Direction.
Leave out any pictures and transcribe all other data below exactly.

Stored data.

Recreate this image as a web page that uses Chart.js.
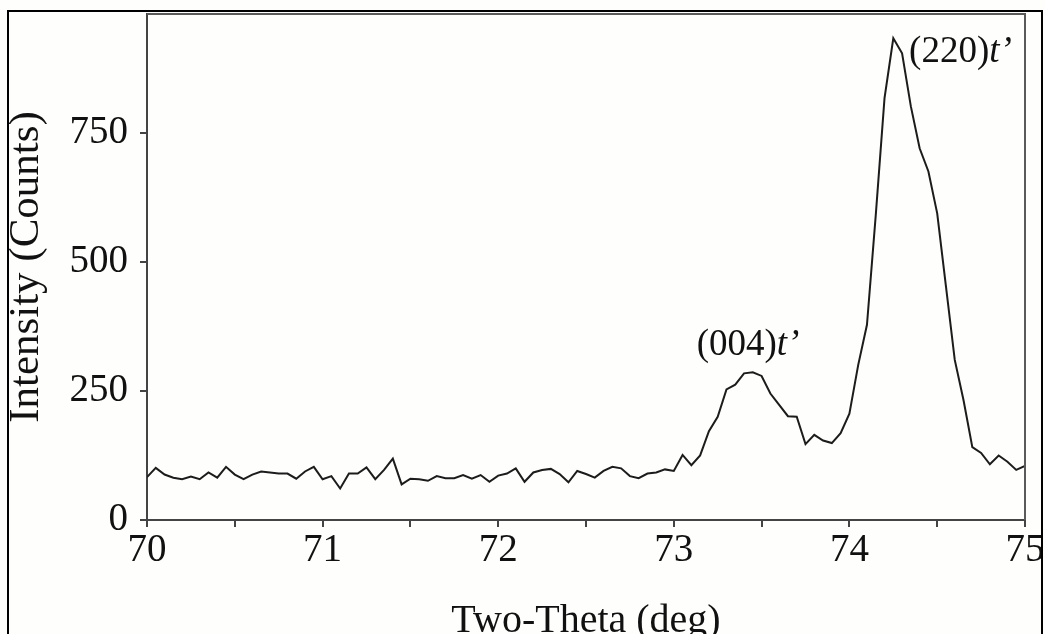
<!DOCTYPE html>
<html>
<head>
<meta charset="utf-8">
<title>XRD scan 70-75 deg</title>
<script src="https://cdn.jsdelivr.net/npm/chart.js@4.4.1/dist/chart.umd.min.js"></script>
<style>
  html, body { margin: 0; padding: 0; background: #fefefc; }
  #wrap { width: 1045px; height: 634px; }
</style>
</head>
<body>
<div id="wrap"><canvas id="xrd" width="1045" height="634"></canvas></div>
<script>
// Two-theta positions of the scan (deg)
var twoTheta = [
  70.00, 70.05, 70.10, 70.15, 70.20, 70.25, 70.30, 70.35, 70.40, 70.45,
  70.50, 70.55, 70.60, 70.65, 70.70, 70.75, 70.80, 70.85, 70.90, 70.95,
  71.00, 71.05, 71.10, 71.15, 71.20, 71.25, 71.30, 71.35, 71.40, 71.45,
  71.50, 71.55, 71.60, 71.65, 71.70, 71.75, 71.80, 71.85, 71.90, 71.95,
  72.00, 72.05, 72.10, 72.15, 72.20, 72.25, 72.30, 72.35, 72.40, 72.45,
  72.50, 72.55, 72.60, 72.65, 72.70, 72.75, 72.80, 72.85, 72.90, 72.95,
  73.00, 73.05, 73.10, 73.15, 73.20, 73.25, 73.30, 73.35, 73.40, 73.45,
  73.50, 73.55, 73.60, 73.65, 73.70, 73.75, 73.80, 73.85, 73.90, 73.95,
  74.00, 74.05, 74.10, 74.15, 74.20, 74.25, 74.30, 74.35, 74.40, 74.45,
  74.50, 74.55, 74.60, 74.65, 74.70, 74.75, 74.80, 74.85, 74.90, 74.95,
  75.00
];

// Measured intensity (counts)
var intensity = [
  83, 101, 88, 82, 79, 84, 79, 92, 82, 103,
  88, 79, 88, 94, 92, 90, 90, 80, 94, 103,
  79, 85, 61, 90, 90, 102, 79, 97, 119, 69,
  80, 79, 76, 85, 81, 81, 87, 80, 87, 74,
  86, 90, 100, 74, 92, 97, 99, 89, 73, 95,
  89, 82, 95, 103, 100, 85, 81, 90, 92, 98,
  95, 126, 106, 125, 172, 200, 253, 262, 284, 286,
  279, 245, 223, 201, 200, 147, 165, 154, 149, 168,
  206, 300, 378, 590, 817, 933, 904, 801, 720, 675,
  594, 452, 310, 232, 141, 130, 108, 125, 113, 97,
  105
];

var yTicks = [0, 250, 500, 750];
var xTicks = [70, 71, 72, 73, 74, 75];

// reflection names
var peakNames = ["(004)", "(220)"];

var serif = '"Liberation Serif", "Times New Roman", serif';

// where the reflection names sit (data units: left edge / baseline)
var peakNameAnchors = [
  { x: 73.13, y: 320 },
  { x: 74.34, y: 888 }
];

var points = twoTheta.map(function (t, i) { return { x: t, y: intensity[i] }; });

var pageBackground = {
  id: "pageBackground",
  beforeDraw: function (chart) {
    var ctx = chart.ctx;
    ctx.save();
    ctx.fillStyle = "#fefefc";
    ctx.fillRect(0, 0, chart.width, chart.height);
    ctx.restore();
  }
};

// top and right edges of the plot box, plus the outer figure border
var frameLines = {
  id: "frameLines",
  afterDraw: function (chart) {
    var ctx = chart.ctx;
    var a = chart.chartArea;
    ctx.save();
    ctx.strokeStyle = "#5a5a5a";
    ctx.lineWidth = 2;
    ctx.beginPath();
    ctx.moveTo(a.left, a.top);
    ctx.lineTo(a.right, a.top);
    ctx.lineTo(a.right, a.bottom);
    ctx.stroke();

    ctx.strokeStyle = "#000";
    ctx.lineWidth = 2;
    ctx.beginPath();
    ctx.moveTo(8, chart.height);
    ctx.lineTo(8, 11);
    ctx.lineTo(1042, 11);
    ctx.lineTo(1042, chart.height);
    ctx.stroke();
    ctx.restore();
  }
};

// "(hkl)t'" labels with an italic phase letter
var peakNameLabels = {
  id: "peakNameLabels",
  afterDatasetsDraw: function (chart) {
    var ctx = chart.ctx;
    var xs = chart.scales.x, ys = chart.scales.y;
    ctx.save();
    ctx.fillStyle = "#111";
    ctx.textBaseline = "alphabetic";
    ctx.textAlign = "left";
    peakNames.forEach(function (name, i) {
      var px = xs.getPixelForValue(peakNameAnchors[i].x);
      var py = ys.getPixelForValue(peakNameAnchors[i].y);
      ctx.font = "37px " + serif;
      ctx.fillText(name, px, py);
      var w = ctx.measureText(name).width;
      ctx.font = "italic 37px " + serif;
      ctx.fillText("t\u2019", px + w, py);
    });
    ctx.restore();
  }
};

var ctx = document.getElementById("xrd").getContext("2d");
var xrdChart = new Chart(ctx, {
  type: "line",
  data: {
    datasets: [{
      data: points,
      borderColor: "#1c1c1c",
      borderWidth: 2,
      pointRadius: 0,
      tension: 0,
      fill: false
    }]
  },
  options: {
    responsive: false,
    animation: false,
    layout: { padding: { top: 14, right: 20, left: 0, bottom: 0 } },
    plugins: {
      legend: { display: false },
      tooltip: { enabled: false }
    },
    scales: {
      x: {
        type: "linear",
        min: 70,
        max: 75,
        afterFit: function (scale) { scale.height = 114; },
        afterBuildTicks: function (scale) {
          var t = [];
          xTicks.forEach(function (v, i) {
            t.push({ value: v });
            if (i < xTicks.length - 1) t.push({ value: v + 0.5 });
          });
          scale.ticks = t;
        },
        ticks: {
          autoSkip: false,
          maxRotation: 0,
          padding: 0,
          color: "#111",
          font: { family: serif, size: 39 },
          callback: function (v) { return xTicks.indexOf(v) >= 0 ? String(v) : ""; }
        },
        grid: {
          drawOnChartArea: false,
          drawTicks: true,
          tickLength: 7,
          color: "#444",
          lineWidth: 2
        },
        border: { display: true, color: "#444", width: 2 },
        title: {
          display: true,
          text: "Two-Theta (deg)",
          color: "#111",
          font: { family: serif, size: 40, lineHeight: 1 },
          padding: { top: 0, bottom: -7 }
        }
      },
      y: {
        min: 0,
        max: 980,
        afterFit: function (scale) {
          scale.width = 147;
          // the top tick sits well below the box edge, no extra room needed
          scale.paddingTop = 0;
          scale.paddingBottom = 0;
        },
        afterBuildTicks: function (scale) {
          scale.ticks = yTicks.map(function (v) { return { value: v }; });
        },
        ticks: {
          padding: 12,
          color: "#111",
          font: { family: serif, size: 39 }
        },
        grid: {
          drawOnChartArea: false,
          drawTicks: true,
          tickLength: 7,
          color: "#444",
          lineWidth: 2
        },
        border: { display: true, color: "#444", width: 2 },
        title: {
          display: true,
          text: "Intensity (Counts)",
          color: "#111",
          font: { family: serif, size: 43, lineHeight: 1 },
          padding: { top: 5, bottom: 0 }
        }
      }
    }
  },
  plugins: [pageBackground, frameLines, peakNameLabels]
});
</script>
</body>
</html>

Result for this exercise.
Recreate this image as a web page that uses Chart.js.
<!DOCTYPE html>
<html>
<head>
<meta charset="utf-8">
<title>XRD scan 70-75 deg</title>
<script src="https://cdn.jsdelivr.net/npm/chart.js@4.4.1/dist/chart.umd.min.js"></script>
<style>
  html, body { margin: 0; padding: 0; background: #fefefc; }
  #wrap { width: 1045px; height: 634px; }
</style>
</head>
<body>
<div id="wrap"><canvas id="xrd" width="1045" height="634"></canvas></div>
<script>
// Two-theta positions of the scan (deg)
var twoTheta = [
  70.00, 70.05, 70.10, 70.15, 70.20, 70.25, 70.30, 70.35, 70.40, 70.45,
  70.50, 70.55, 70.60, 70.65, 70.70, 70.75, 70.80, 70.85, 70.90, 70.95,
  71.00, 71.05, 71.10, 71.15, 71.20, 71.25, 71.30, 71.35, 71.40, 71.45,
  71.50, 71.55, 71.60, 71.65, 71.70, 71.75, 71.80, 71.85, 71.90, 71.95,
  72.00, 72.05, 72.10, 72.15, 72.20, 72.25, 72.30, 72.35, 72.40, 72.45,
  72.50, 72.55, 72.60, 72.65, 72.70, 72.75, 72.80, 72.85, 72.90, 72.95,
  73.00, 73.05, 73.10, 73.15, 73.20, 73.25, 73.30, 73.35, 73.40, 73.45,
  73.50, 73.55, 73.60, 73.65, 73.70, 73.75, 73.80, 73.85, 73.90, 73.95,
  74.00, 74.05, 74.10, 74.15, 74.20, 74.25, 74.30, 74.35, 74.40, 74.45,
  74.50, 74.55, 74.60, 74.65, 74.70, 74.75, 74.80, 74.85, 74.90, 74.95,
  75.00
];

// Measured intensity (counts)
var intensity = [
  83, 101, 88, 82, 79, 84, 79, 92, 82, 103,
  88, 79, 88, 94, 92, 90, 90, 80, 94, 103,
  79, 85, 61, 90, 90, 102, 79, 97, 119, 69,
  80, 79, 76, 85, 81, 81, 87, 80, 87, 74,
  86, 90, 100, 74, 92, 97, 99, 89, 73, 95,
  89, 82, 95, 103, 100, 85, 81, 90, 92, 98,
  95, 126, 106, 125, 172, 200, 253, 262, 284, 286,
  279, 245, 223, 201, 200, 147, 165, 154, 149, 168,
  206, 300, 378, 590, 817, 933, 904, 801, 720, 675,
  594, 452, 310, 232, 141, 130, 108, 125, 113, 97,
  105
];

var yTicks = [0, 250, 500, 750];
var xTicks = [70, 71, 72, 73, 74, 75];

// reflection names
var peakNames = ["(004)", "(220)"];

var serif = '"Liberation Serif", "Times New Roman", serif';

// where the reflection names sit (data units: left edge / baseline)
var peakNameAnchors = [
  { x: 73.13, y: 320 },
  { x: 74.34, y: 888 }
];

var points = twoTheta.map(function (t, i) { return { x: t, y: intensity[i] }; });

var pageBackground = {
  id: "pageBackground",
  beforeDraw: function (chart) {
    var ctx = chart.ctx;
    ctx.save();
    ctx.fillStyle = "#fefefc";
    ctx.fillRect(0, 0, chart.width, chart.height);
    ctx.restore();
  }
};

// top and right edges of the plot box, plus the outer figure border
var frameLines = {
  id: "frameLines",
  afterDraw: function (chart) {
    var ctx = chart.ctx;
    var a = chart.chartArea;
    ctx.save();
    ctx.strokeStyle = "#5a5a5a";
    ctx.lineWidth = 2;
    ctx.beginPath();
    ctx.moveTo(a.left, a.top);
    ctx.lineTo(a.right, a.top);
    ctx.lineTo(a.right, a.bottom);
    ctx.stroke();

    ctx.strokeStyle = "#000";
    ctx.lineWidth = 2;
    ctx.beginPath();
    ctx.moveTo(8, chart.height);
    ctx.lineTo(8, 11);
    ctx.lineTo(1042, 11);
    ctx.lineTo(1042, chart.height);
    ctx.stroke();
    ctx.restore();
  }
};

// "(hkl)t'" labels with an italic phase letter
var peakNameLabels = {
  id: "peakNameLabels",
  afterDatasetsDraw: function (chart) {
    var ctx = chart.ctx;
    var xs = chart.scales.x, ys = chart.scales.y;
    ctx.save();
    ctx.fillStyle = "#111";
    ctx.textBaseline = "alphabetic";
    ctx.textAlign = "left";
    peakNames.forEach(function (name, i) {
      var px = xs.getPixelForValue(peakNameAnchors[i].x);
      var py = ys.getPixelForValue(peakNameAnchors[i].y);
      ctx.font = "37px " + serif;
      ctx.fillText(name, px, py);
      var w = ctx.measureText(name).width;
      ctx.font = "italic 37px " + serif;
      ctx.fillText("t\u2019", px + w, py);
    });
    ctx.restore();
  }
};

var ctx = document.getElementById("xrd").getContext("2d");
var xrdChart = new Chart(ctx, {
  type: "line",
  data: {
    datasets: [{
      data: points,
      borderColor: "#1c1c1c",
      borderWidth: 2,
      pointRadius: 0,
      tension: 0,
      fill: false
    }]
  },
  options: {
    responsive: false,
    animation: false,
    layout: { padding: { top: 14, right: 20, left: 0, bottom: 0 } },
    plugins: {
      legend: { display: false },
      tooltip: { enabled: false }
    },
    scales: {
      x: {
        type: "linear",
        min: 70,
        max: 75,
        afterFit: function (scale) { scale.height = 114; },
        afterBuildTicks: function (scale) {
          var t = [];
          xTicks.forEach(function (v, i) {
            t.push({ value: v });
            if (i < xTicks.length - 1) t.push({ value: v + 0.5 });
          });
          scale.ticks = t;
        },
        ticks: {
          autoSkip: false,
          maxRotation: 0,
          padding: 0,
          color: "#111",
          font: { family: serif, size: 39 },
          callback: function (v) { return xTicks.indexOf(v) >= 0 ? String(v) : ""; }
        },
        grid: {
          drawOnChartArea: false,
          drawTicks: true,
          tickLength: 7,
          color: "#444",
          lineWidth: 2
        },
        border: { display: true, color: "#444", width: 2 },
        title: {
          display: true,
          text: "Two-Theta (deg)",
          color: "#111",
          font: { family: serif, size: 40, lineHeight: 1 },
          padding: { top: 0, bottom: -7 }
        }
      },
      y: {
        min: 0,
        max: 980,
        afterFit: function (scale) {
          scale.width = 147;
          // the top tick sits well below the box edge, no extra room needed
          scale.paddingTop = 0;
          scale.paddingBottom = 0;
        },
        afterBuildTicks: function (scale) {
          scale.ticks = yTicks.map(function (v) { return { value: v }; });
        },
        ticks: {
          padding: 12,
          color: "#111",
          font: { family: serif, size: 39 }
        },
        grid: {
          drawOnChartArea: false,
          drawTicks: true,
          tickLength: 7,
          color: "#444",
          lineWidth: 2
        },
        border: { display: true, color: "#444", width: 2 },
        title: {
          display: true,
          text: "Intensity (Counts)",
          color: "#111",
          font: { family: serif, size: 43, lineHeight: 1 },
          padding: { top: 5, bottom: 0 }
        }
      }
    }
  },
  plugins: [pageBackground, frameLines, peakNameLabels]
});
</script>
</body>
</html>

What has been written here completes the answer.